Despite the challenges of falling oil prices and growing security issues in certain parts of the region, Total appears more committed to the region than ever.

“It’s a strong legacy. Total has grown in the Middle East. We feel accountable for all that has been built by our predecessors and just to be at the right level of the legacy,” Michel states.

The energy giant recently launched a campaign with a moto that speaks for itself - ‘Committed to Better Energy’. The campaign was designed to reduce its environmental footprint and raise awareness in employees- an initiative Total is particularly keen to highlight in this region, says Michel.

“It is really something in which we believe and which is helping to shape the company. We have a role to play in the world and it is to provide better energy.

“That is especially true here in these countries, and we believe in being more than just a company but being a citizen of the country you are in,” says Michel.

Total’s commitment in the GCC has been particularly evident through the various training initiatives and educational establishments it has started or helped to start in the region. Particularly successful so far has been the Total ABK Academy in Abu Dhabi, which Total launched together with the Abu Dhabi Vocational Education and Training Institute ADVETI–VEDC in order to help develop more local talent.

“I believe it is very important in the Middle East and, for example, when you take Yemen, the involvement we have in Yemen is key for the macro economy of the country.
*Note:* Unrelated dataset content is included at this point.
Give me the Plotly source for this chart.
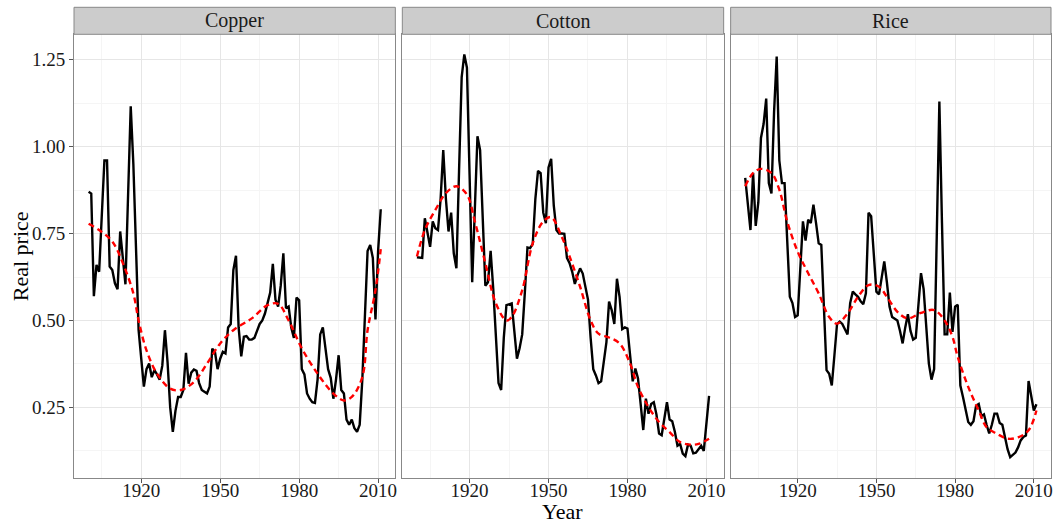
import plotly.graph_objects as go

years = list(range(1900, 2012))

copper = [0.87, 0.865, 0.57, 0.66, 0.64, 0.80, 0.96, 0.96, 0.655, 0.645,
          0.607, 0.59, 0.756, 0.68, 0.604, 0.86, 1.116, 0.95, 0.70, 0.472,
          0.39, 0.31, 0.36, 0.376, 0.337, 0.357, 0.345, 0.33, 0.37, 0.472,
          0.38, 0.25, 0.18, 0.24, 0.28, 0.28, 0.30, 0.407, 0.318, 0.35,
          0.359, 0.355, 0.32, 0.30, 0.295, 0.29, 0.31, 0.419, 0.41, 0.36,
          0.39, 0.41, 0.405, 0.48, 0.49, 0.645, 0.686, 0.48, 0.397, 0.453,
          0.455, 0.445, 0.445, 0.45, 0.47, 0.49, 0.50, 0.52, 0.55, 0.58,
          0.663, 0.56, 0.54, 0.60, 0.693, 0.535, 0.54, 0.48, 0.45, 0.566,
          0.558, 0.36, 0.345, 0.29, 0.275, 0.265, 0.263, 0.33, 0.46, 0.48,
          0.42, 0.36, 0.335, 0.275, 0.33, 0.40, 0.30, 0.29, 0.215, 0.20,
          0.215, 0.19, 0.18, 0.20, 0.33, 0.52, 0.70, 0.717, 0.68, 0.503,
          0.70, 0.82]

cotton = [0.682, 0.68, 0.68, 0.794, 0.75, 0.712, 0.785, 0.765, 0.76, 0.85,
          0.99, 0.85, 0.756, 0.81, 0.693, 0.65, 0.93, 1.20, 1.265, 1.227,
          0.92, 0.61, 0.82, 1.03, 0.99, 0.80, 0.60, 0.61, 0.70, 0.59,
          0.45, 0.32, 0.30, 0.45, 0.544, 0.547, 0.549, 0.47, 0.39, 0.42,
          0.46, 0.58, 0.71, 0.708, 0.72, 0.85, 0.93, 0.924, 0.81, 0.78,
          0.94, 0.965, 0.83, 0.76, 0.75, 0.75, 0.749, 0.68, 0.665, 0.64,
          0.605, 0.63, 0.65, 0.635, 0.60, 0.56, 0.45, 0.36, 0.342, 0.32,
          0.325, 0.39, 0.438, 0.554, 0.53, 0.49, 0.62, 0.568, 0.475, 0.48,
          0.477, 0.40, 0.325, 0.362, 0.333, 0.26, 0.185, 0.275, 0.232, 0.26,
          0.265, 0.23, 0.175, 0.17, 0.215, 0.265, 0.215, 0.21, 0.18, 0.14,
          0.145, 0.117, 0.11, 0.143, 0.14, 0.118, 0.12, 0.13, 0.14, 0.125,
          0.21, 0.283]

rice = [0.91, 0.83, 0.76, 0.925, 0.772, 0.84, 1.025, 1.065, 1.138, 0.895,
        0.865, 1.10, 1.259, 0.96, 0.895, 0.895, 0.72, 0.568, 0.55, 0.51,
        0.515, 0.67, 0.785, 0.73, 0.79, 0.78, 0.833, 0.78, 0.722, 0.717,
        0.53, 0.357, 0.347, 0.313, 0.40, 0.49, 0.497, 0.49, 0.475, 0.46,
        0.55, 0.583, 0.575, 0.568, 0.555, 0.547, 0.578, 0.81, 0.80, 0.69,
        0.583, 0.575, 0.62, 0.67, 0.61, 0.54, 0.51, 0.505, 0.50, 0.47,
        0.434, 0.48, 0.518, 0.47, 0.445, 0.45, 0.54, 0.636, 0.59, 0.48,
        0.376, 0.33, 0.36, 0.74, 1.13, 0.78, 0.46, 0.46, 0.58, 0.467,
        0.54, 0.545, 0.313, 0.28, 0.245, 0.208, 0.20, 0.21, 0.255, 0.26,
        0.225, 0.23, 0.20, 0.175, 0.20, 0.232, 0.232, 0.205, 0.20, 0.16,
        0.13, 0.107, 0.115, 0.12, 0.135, 0.155, 0.165, 0.169, 0.326, 0.28,
        0.241, 0.259]

# smoothed trend (red dashed)
copper_trend_years = [1900, 1904, 1909, 1913, 1917, 1919, 1922, 1926, 1931, 1935, 1940,
                      1945, 1950, 1955, 1962, 1968, 1972, 1976, 1981, 1987, 1993, 1997,
                      2000, 2004, 2006, 2009, 2011]
copper_trend = [0.778, 0.76, 0.727, 0.665, 0.578, 0.50, 0.414, 0.347, 0.304, 0.30, 0.323,
                0.376, 0.434, 0.472, 0.506, 0.544, 0.548, 0.50, 0.42, 0.347, 0.29, 0.27,
                0.28, 0.337, 0.472, 0.587, 0.705]

cotton_trend_years = [1900, 1903, 1907, 1911, 1915, 1919, 1922, 1926, 1930, 1934, 1936,
                      1940, 1944, 1948, 1951, 1955, 1958, 1962, 1966, 1969, 1973, 1977,
                      1981, 1984, 1988, 1992, 1996, 2000, 2004, 2007, 2011]
cotton_trend = [0.684, 0.76, 0.818, 0.866, 0.886, 0.862, 0.785, 0.665, 0.549, 0.50, 0.51,
                0.587, 0.722, 0.785, 0.797, 0.741, 0.684, 0.597, 0.50, 0.462, 0.451, 0.434,
                0.376, 0.309, 0.251, 0.208, 0.179, 0.15, 0.143, 0.145, 0.16]

rice_trend_years = [1900, 1903, 1906, 1910, 1913, 1916, 1920, 1924, 1928, 1932, 1935,
                    1939, 1943, 1947, 1951, 1954, 1958, 1962, 1967, 1972, 1976, 1979,
                    1981, 1985, 1989, 1992, 1996, 2000, 2004, 2008, 2011]
rice_trend = [0.886, 0.924, 0.936, 0.924, 0.876, 0.785, 0.698, 0.636, 0.578, 0.51, 0.491,
              0.52, 0.568, 0.602, 0.597, 0.568, 0.525, 0.506, 0.522, 0.53, 0.50, 0.453,
              0.395, 0.309, 0.241, 0.193, 0.174, 0.16, 0.164, 0.184, 0.241]

panels = ["Copper", "Cotton", "Rice"]
series = [copper, cotton, rice]
trend_x = [copper_trend_years, cotton_trend_years, rice_trend_years]
trend_y = [copper_trend, cotton_trend, rice_trend]

y_ticks = [0.25, 0.50, 0.75, 1.00, 1.25]
y_labels = ["0.25", "0.50", "0.75", "1.00", "1.25"]
x_ticks = [1920, 1950, 1980, 2010]

FONT = "Liberation Serif, Times New Roman, serif"
W, H = 1058, 525
ML, MR, MT, MB = 74, 5, 7, 47
pw = W - ML - MR
ph = H - MT - MB

px_domains = [(74, 396), (403, 725), (732, 1053)]
domains = [((a - ML) / pw, (b - ML) / pw) for a, b in px_domains]
panel_top = (H - MB - 34.3) / ph
strip_top = (H - MB - 7.3) / ph

fig = go.Figure()
for i in range(3):
    sfx = "" if i == 0 else str(i + 1)
    fig.add_trace(go.Scatter(x=years, y=series[i], mode="lines",
                             line=dict(color="black", width=2.4),
                             xaxis="x" + sfx, yaxis="y" + sfx, showlegend=False,
                             hoverinfo="skip"))
    fig.add_trace(go.Scatter(x=trend_x[i], y=trend_y[i], mode="lines",
                             line=dict(color="#FF0000", width=2.4, dash="6px,4px",
                                       shape="spline", smoothing=1.0),
                             xaxis="x" + sfx, yaxis="y" + sfx, showlegend=False,
                             hoverinfo="skip"))

grid_major = "#E6E6E6"
grid_minor = "#F5F5F5"
border = "#888888"

layout = dict(
    width=W, height=H,
    margin=dict(l=ML, r=MR, t=MT, b=MB),
    paper_bgcolor="white", plot_bgcolor="white",
    font=dict(family=FONT, color="#1a1a1a"),
    shapes=[], annotations=[],
)

for i in range(3):
    sfx = "" if i == 0 else str(i + 1)
    layout["xaxis" + sfx] = dict(
        domain=list(domains[i]), anchor="y" + sfx,
        range=[1894.45, 2016.55], tickvals=x_ticks,
        ticks="outside", ticklen=4, tickcolor="#555555", tickwidth=1,
        ticklabelstandoff=-9,
        tickfont=dict(family=FONT, size=19, color="#1a1a1a"),
        showgrid=True, gridcolor=grid_major, gridwidth=1,
        minor=dict(tickvals=[1905, 1935, 1965, 1995], showgrid=True,
                   gridcolor=grid_minor, gridwidth=1, ticks=""),
        showline=True, mirror=True, linecolor=border, linewidth=1,
        zeroline=False, fixedrange=True,
    )
    ya = dict(
        domain=[0, panel_top], anchor="x" + sfx,
        range=[0.047, 1.323], tickvals=y_ticks, ticktext=y_labels,
        showgrid=True, gridcolor=grid_major, gridwidth=1,
        minor=dict(tickvals=[0.125, 0.375, 0.625, 0.875, 1.125], showgrid=True,
                   gridcolor=grid_minor, gridwidth=1, ticks=""),
        showline=True, mirror=True, linecolor=border, linewidth=1,
        zeroline=False, fixedrange=True,
    )
    if i == 0:
        ya.update(ticks="outside", ticklen=4, tickcolor="#555555", tickwidth=1,
                  tickfont=dict(family=FONT, size=19, color="#1a1a1a"))
    else:
        ya.update(matches="y", showticklabels=False, ticks="")
    layout["yaxis" + sfx] = ya

    # strip
    layout["shapes"].append(dict(type="rect", xref="paper", yref="paper",
                                 x0=domains[i][0], x1=domains[i][1],
                                 y0=panel_top, y1=strip_top,
                                 fillcolor="#CCCCCC", line=dict(color=border, width=1),
                                 layer="above"))
    layout["annotations"].append(dict(text=panels[i], xref="paper", yref="paper",
                                      x=(domains[i][0] + domains[i][1]) / 2,
                                      y=(panel_top + strip_top) / 2,
                                      xanchor="center", yanchor="middle",
                                      showarrow=False,
                                      font=dict(family=FONT, size=20, color="#1a1a1a")))

layout["annotations"].append(dict(text="Year", xref="paper", yref="paper",
                                  x=0.5, y=-(511 - (H - MB)) / ph,
                                  xanchor="center", yanchor="middle", showarrow=False,
                                  font=dict(family=FONT, size=22, color="black")))
layout["annotations"].append(dict(text="Real price", xref="paper", yref="paper",
                                  x=-(ML - 20) / pw, y=panel_top / 2,
                                  xanchor="center", yanchor="middle", showarrow=False,
                                  textangle=-90,
                                  font=dict(family=FONT, size=22, color="black")))

fig.update_layout(**layout)
fig.write_html("out.html",
               config={"displayModeBar": False},
               post_script="document.body.style.margin='0';document.body.style.overflow='hidden';")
We have an important role to play in the stabilisation of countries such as Yemen.

“And then when you take the Emirates or Qatar your role can be very different.

“Our participation to help them to raise the standard of training, competence and education is absolutely key because that is one of the main changes,” he adds.

Amid worsening skills shortages in the oil and gas industry, training and education are becoming increasingly important for IOCs operating in the region - something that Total has been long aware and looking to leverage.
“What is very interesting is to see all those young talent in the country where we are.

“There is a full new generation of very bright people that will be managing directors in ten years and it is really interesting to help them and raise them.

“For me it is a long-term challenge but it is one that is worth it because it will change the company tomorrow.”
As for himself, Michel says he is completely focused on the job at hand.

“They say the journey is more important than the final destination so we will see what the final destination will be, but that is important right now I have got both a challenging and fantastic job and I’ll try to make the best of it.”

Facts:
- 1.8 MN BPD the production target ADNOC has set to achieve by 2017 from the 1.6MN barrels of oil per day (BPD) currently.
- 22.5% The stake total owns in Iraq’s Halfaya field alongside PetroChina, Petronas and IRAQ’S South Oil Company.